Carnage, trasposizione cinematografica di un’opera teatrale di Yasmine Reza, è un film complesso, scandito e ritmato da dialoghi a tratti alleniani, nevrotici e ironici allo stesso tempo.
A partire da un incontro formale tra due coppie, i Cowan e i Longstreet, i cui rispettivi figli, Ethan e Zackary, avevano avuto un battibecco sfociato in violenza fisica, prende forma un mosaico delle personalità umane, dei rapporti interpersonali al cui interno ritroviamo tutto il nostro mondo: la solidarietà maschile (che può scaturire semplicemente da una bottiglia di Single Malt e un sigaro) e quella femminile, il lavoro come espressione della propria persona e le differenze sociali, l’uomo dominante e quello sottomesso, l’accondiscendenza e la strafottenza, la buona e cattiva educazione.

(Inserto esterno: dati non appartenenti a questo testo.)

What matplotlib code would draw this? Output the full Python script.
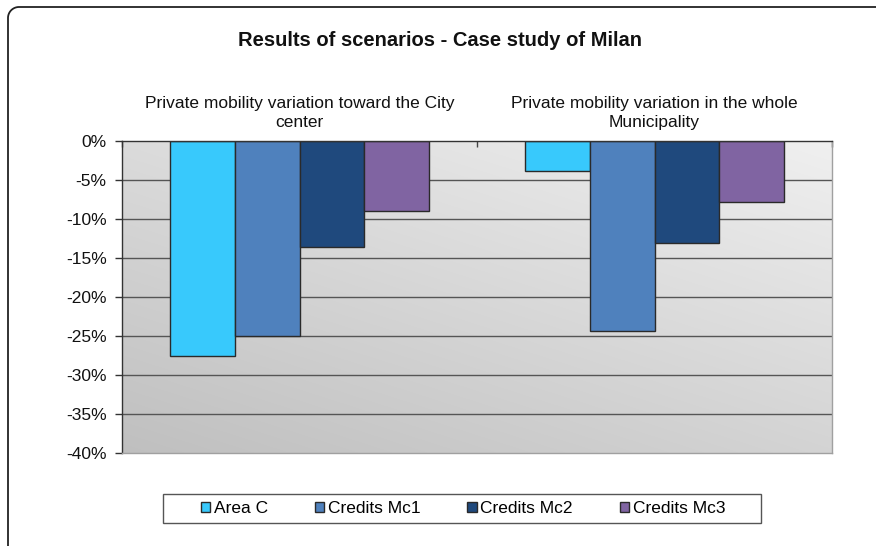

Le numerose opposizioni innescano meccanismi automatici che sfociano ancora una volta nella violenza, seppur verbale. I “grandi” poi non sono cosi diversi dai piccoli. La differenza è che i grandi hanno accumulato e assunto infinite maschere e hanno modi di rapportarsi con gli altri più complessi e sofisticati (tanto da essere degni di essere raccontati): sanno come ferire, rabbonire o infastidire l’Altro in modo meno diretto ma non per questo inefficace.
Nel claustrofobico microcosmo della sala dei Longstreet assistiamo alle nostre battaglie quotidiane tra persone sì dotate di intelligenza e cultura ma prive di libertà: gli scontri e i non-scontri sembrano inevitabili e dettati da istanze ultra-umane nonché dall’istinto più che dalla razionalità.
Polansky sembra rappresentare la prigionia metaforica in cui viviamo, forte probabilmente dei suoi anni di reclusione in Svizzera. La sala-prigione dei Longstreet dove viene girata la quasi totalità del film, rappresenta insieme una limitazione geografica e il giusto luogo dove scovare l’estrema difficoltà di una convivenza civile.
Infine la carneficina del titolo da una parte è il risultato naturale di una conciliazione impossibile tra le persone, dall’altra allude ad un annientamento progressivo delle infinite maschere che ogni uomo indossa nella cosiddetta società “civile”.